Furthermore, I could also just as well, insert a tile of size $1 \times 1$ to a $1 \times n$ tiling, to form a $1 \times (n+1)$ tiling, if the board of $1 \times n$ ended with a tile of $1 \times 2$. Which would mean $f_{n+2} + f_{n+1} = 3f_n$. But I know this is false. I just don't know why my reasoning is incorrect.
I am sorry this one's lengthy. I would appreciate any explanations for the above two concerns.
The claim is not that a $1\times n$ tiling can be formed in only one way from a $1\times(n-2)$ tiling. At that point you’ve been given a very specific procedure that produces three $1\times(n+2)$ or $1\times(n-2)$ tilings from each $1\times n$ tiling, and the claim is that there is exactly one $1\times n$ tiling that could have produced any given $1\times(n-2)$ tiling by that procedure. The procedure produces a $1\times(n-2)$ tiling only by removing a $1\times 2$ tile from the end of a $1\times n$ tiling, never by removing two $1\times 1$ tiles, so the only $1\times n$ tiling from which a given $1\times(n-2)$ tiling could have resulted is the one that you get when you append a $1\times 2$ tile.

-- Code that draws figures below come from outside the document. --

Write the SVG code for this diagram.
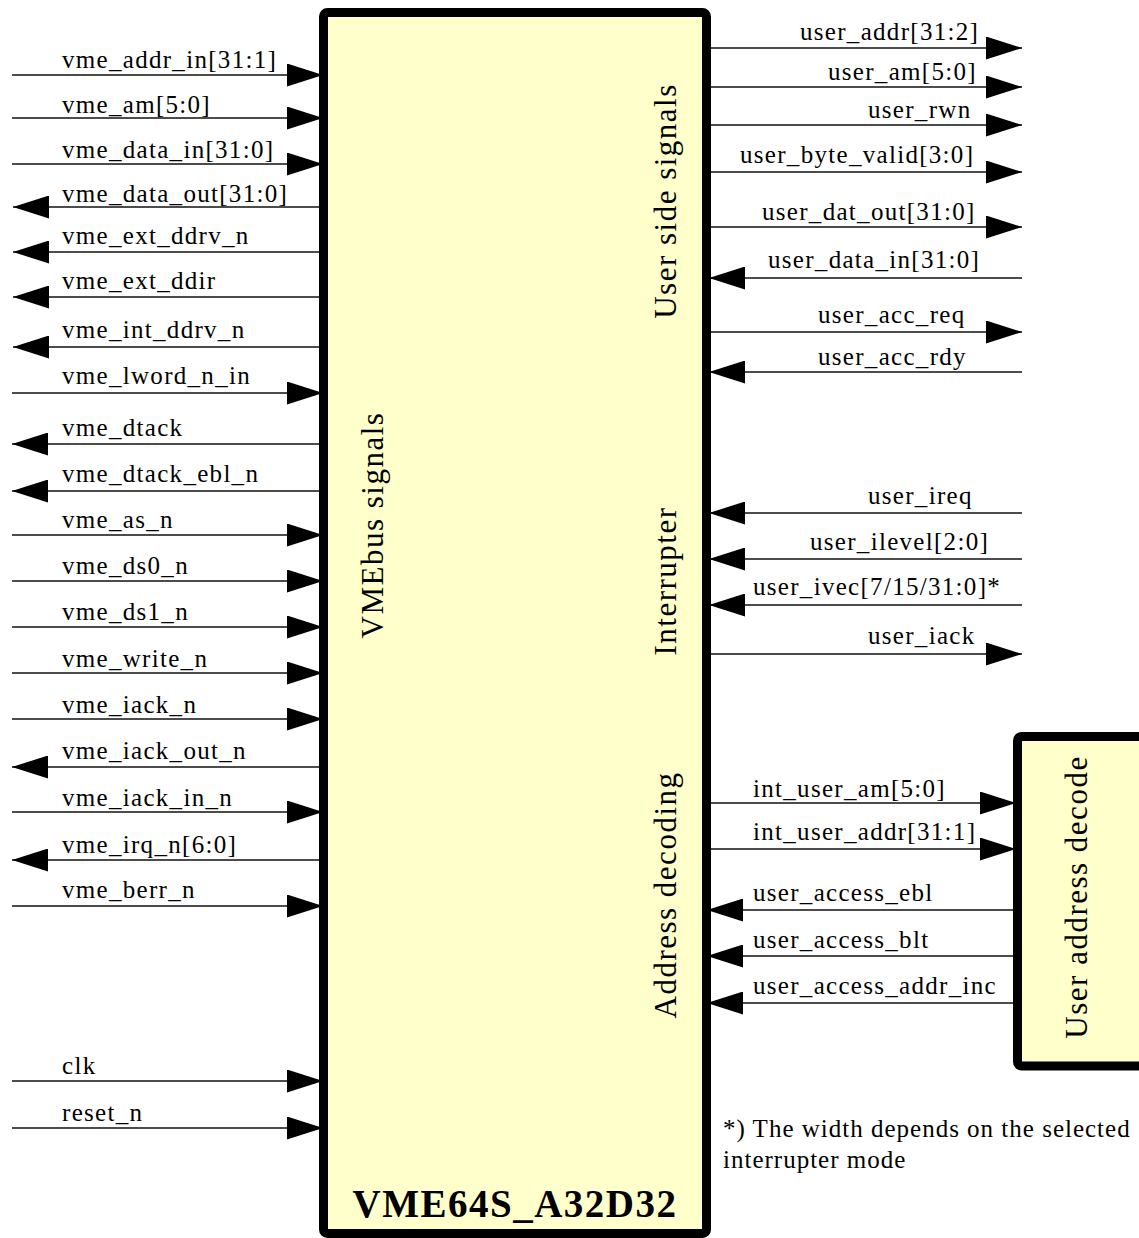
<svg xmlns="http://www.w3.org/2000/svg" width="1139" height="1238" viewBox="0 0 1139 1238">
<style>
.box{fill:#FFFFCC;stroke:#000;stroke-width:9}
.c{stroke:#111;stroke-width:1.3;fill:none;marker-end:url(#ah)}
.t{font-family:"Liberation Serif","Times New Roman",serif;font-size:25px;letter-spacing:1.3px;fill:#000}
.f{letter-spacing:1px}
.r{font-family:"Liberation Serif","Times New Roman",serif;font-size:31px;letter-spacing:1.5px;fill:#000;text-anchor:middle}
.b{font-family:"Liberation Serif","Times New Roman",serif;font-size:39px;font-weight:bold;letter-spacing:1.5px;fill:#000;text-anchor:middle}
</style>
<defs>
<marker id="ah" markerUnits="userSpaceOnUse" markerWidth="36" markerHeight="23" refX="36" refY="11.5" orient="auto" viewBox="0 0 36 23">
<path d="M0,0 L36,11.5 L0,23 z" fill="#000"/>
</marker>
</defs>
<rect width="1139" height="1238" fill="#fff"/>
<g id="connectors">
<line class="c" x1="12" y1="75" x2="323" y2="75"/>
<line class="c" x1="12" y1="118" x2="323" y2="118"/>
<line class="c" x1="12" y1="164" x2="323" y2="164"/>
<line class="c" x1="320" y1="207" x2="13" y2="207"/>
<line class="c" x1="320" y1="252" x2="13" y2="252"/>
<line class="c" x1="320" y1="297" x2="13" y2="297"/>
<line class="c" x1="320" y1="347" x2="13" y2="347"/>
<line class="c" x1="12" y1="393" x2="323" y2="393"/>
<line class="c" x1="320" y1="444" x2="12" y2="444"/>
<line class="c" x1="320" y1="491" x2="12" y2="491"/>
<line class="c" x1="12" y1="535" x2="323" y2="535"/>
<line class="c" x1="12" y1="581" x2="323" y2="581"/>
<line class="c" x1="12" y1="627" x2="323" y2="627"/>
<line class="c" x1="12" y1="673" x2="323" y2="673"/>
<line class="c" x1="12" y1="719" x2="323" y2="719"/>
<line class="c" x1="320" y1="767" x2="12" y2="767"/>
<line class="c" x1="12" y1="812" x2="323" y2="812"/>
<line class="c" x1="320" y1="860" x2="12" y2="860"/>
<line class="c" x1="12" y1="906" x2="323" y2="906"/>
<line class="c" x1="12" y1="1081" x2="323" y2="1081"/>
<line class="c" x1="12" y1="1128" x2="323" y2="1128"/>

<line class="c" x1="707" y1="48" x2="1022" y2="48"/>
<line class="c" x1="707" y1="87" x2="1022" y2="87"/>
<line class="c" x1="707" y1="125" x2="1022" y2="125"/>
<line class="c" x1="707" y1="172" x2="1022" y2="172"/>
<line class="c" x1="707" y1="227" x2="1022" y2="227"/>
<line class="c" x1="1022" y1="278" x2="709" y2="278"/>
<line class="c" x1="707" y1="332" x2="1022" y2="332"/>
<line class="c" x1="1022" y1="372" x2="709" y2="372"/>
<line class="c" x1="1022" y1="513" x2="709" y2="513"/>
<line class="c" x1="1022" y1="559" x2="709" y2="559"/>
<line class="c" x1="1022" y1="605" x2="709" y2="605"/>
<line class="c" x1="707" y1="654" x2="1022" y2="654"/>

<line class="c" x1="707" y1="803" x2="1016" y2="803"/>
<line class="c" x1="707" y1="849" x2="1016" y2="849"/>
<line class="c" x1="1014" y1="910" x2="707" y2="910"/>
<line class="c" x1="1014" y1="956" x2="707" y2="956"/>
<line class="c" x1="1014" y1="1003" x2="707" y2="1003"/>
</g>
<g id="connector-labels">
<text class="t" x="62" y="68">vme_addr_in[31:1]</text>
<text class="t" x="62" y="113">vme_am[5:0]</text>
<text class="t" x="62" y="158">vme_data_in[31:0]</text>
<text class="t" x="62" y="202">vme_data_out[31:0]</text>
<text class="t" x="62" y="244">vme_ext_ddrv_n</text>
<text class="t" x="62" y="289">vme_ext_ddir</text>
<text class="t" x="62" y="338">vme_int_ddrv_n</text>
<text class="t" x="62" y="384">vme_lword_n_in</text>
<text class="t" x="62" y="436">vme_dtack</text>
<text class="t" x="62" y="482">vme_dtack_ebl_n</text>
<text class="t" x="62" y="528">vme_as_n</text>
<text class="t" x="62" y="574">vme_ds0_n</text>
<text class="t" x="62" y="620">vme_ds1_n</text>
<text class="t" x="62" y="667">vme_write_n</text>
<text class="t" x="62" y="713">vme_iack_n</text>
<text class="t" x="62" y="759">vme_iack_out_n</text>
<text class="t" x="62" y="806">vme_iack_in_n</text>
<text class="t" x="62" y="853">vme_irq_n[6:0]</text>
<text class="t" x="62" y="898">vme_berr_n</text>
<text class="t" x="62" y="1074">clk</text>
<text class="t" x="62" y="1121">reset_n</text>

<text class="t" x="800" y="40">user_addr[31:2]</text>
<text class="t" x="828" y="80">user_am[5:0]</text>
<text class="t" x="868" y="118">user_rwn</text>
<text class="t" x="740" y="163">user_byte_valid[3:0]</text>
<text class="t" x="762" y="220">user_dat_out[31:0]</text>
<text class="t" x="768" y="268">user_data_in[31:0]</text>
<text class="t" x="818" y="323">user_acc_req</text>
<text class="t" x="818" y="365">user_acc_rdy</text>
<text class="t" x="868" y="504">user_ireq</text>
<text class="t" x="810" y="550">user_ilevel[2:0]</text>
<text class="t" x="753" y="595">user_ivec[7/15/31:0]*</text>
<text class="t" x="868" y="644">user_iack</text>

<text class="t" x="753" y="797">int_user_am[5:0]</text>
<text class="t" x="753" y="840">int_user_addr[31:1]</text>
<text class="t" x="753" y="901">user_access_ebl</text>
<text class="t" x="753" y="948">user_access_blt</text>
<text class="t" x="753" y="994">user_access_addr_inc</text>
</g>
<g id="vme64s_a32d32">
<rect class="box" x="323.5" y="12.5" width="383" height="1221" rx="4"/>
<text class="r" transform="translate(383,525) rotate(-90)">VMEbus signals</text>
<text class="r" transform="translate(676,201) rotate(-90)">User side signals</text>
<text class="r" transform="translate(676,581) rotate(-90)">Interrupter</text>
<text class="r" transform="translate(676,895) rotate(-90)">Address decoding</text>
<text class="b" x="515" y="1217">VME64S_A32D32</text>
</g>
<g id="user_address_decode">
<rect class="box" x="1017.5" y="736.5" width="200" height="329.5" rx="4"/>
<text class="r" transform="translate(1087,897) rotate(-90)">User address decode</text>
</g>
<g id="footnote">
<text class="t f" x="723" y="1137">*) The width depends on the selected</text>
<text class="t f" x="723" y="1168">interrupter mode</text>
</g>
</svg>
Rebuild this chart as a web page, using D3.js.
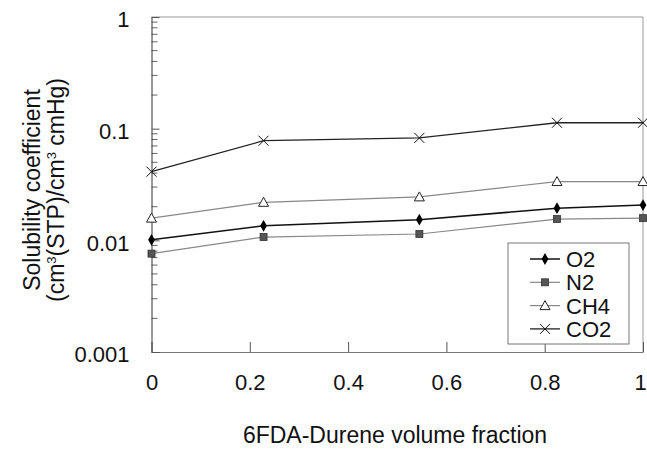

The whole second part of the argument is showing that each $1\times(n-2)$ or $1\times(n+2)$ tiling is the result of applying the procedure in the first part of the argument to a unique $1\times n$ tiling. That is, if you’re given a $1\times(n-2)$ or $1\times(n+2)$ tiling, you can always work backwards to discover the one and only $1\times n$ tiling that gives rise to it when you apply the procedure described in the first part of the argument. That is what shows that the procedure really does define a $1$-to-$3$ correspondence between Set $1$ and Set $2$: given a $1\times n$ tiling, there is a rule that specifies exactly $3$ corresponding members of Set $2$, and given any member of Set $2$, there is a rule that tells you the unique member of Set $1$ to which it corresponds.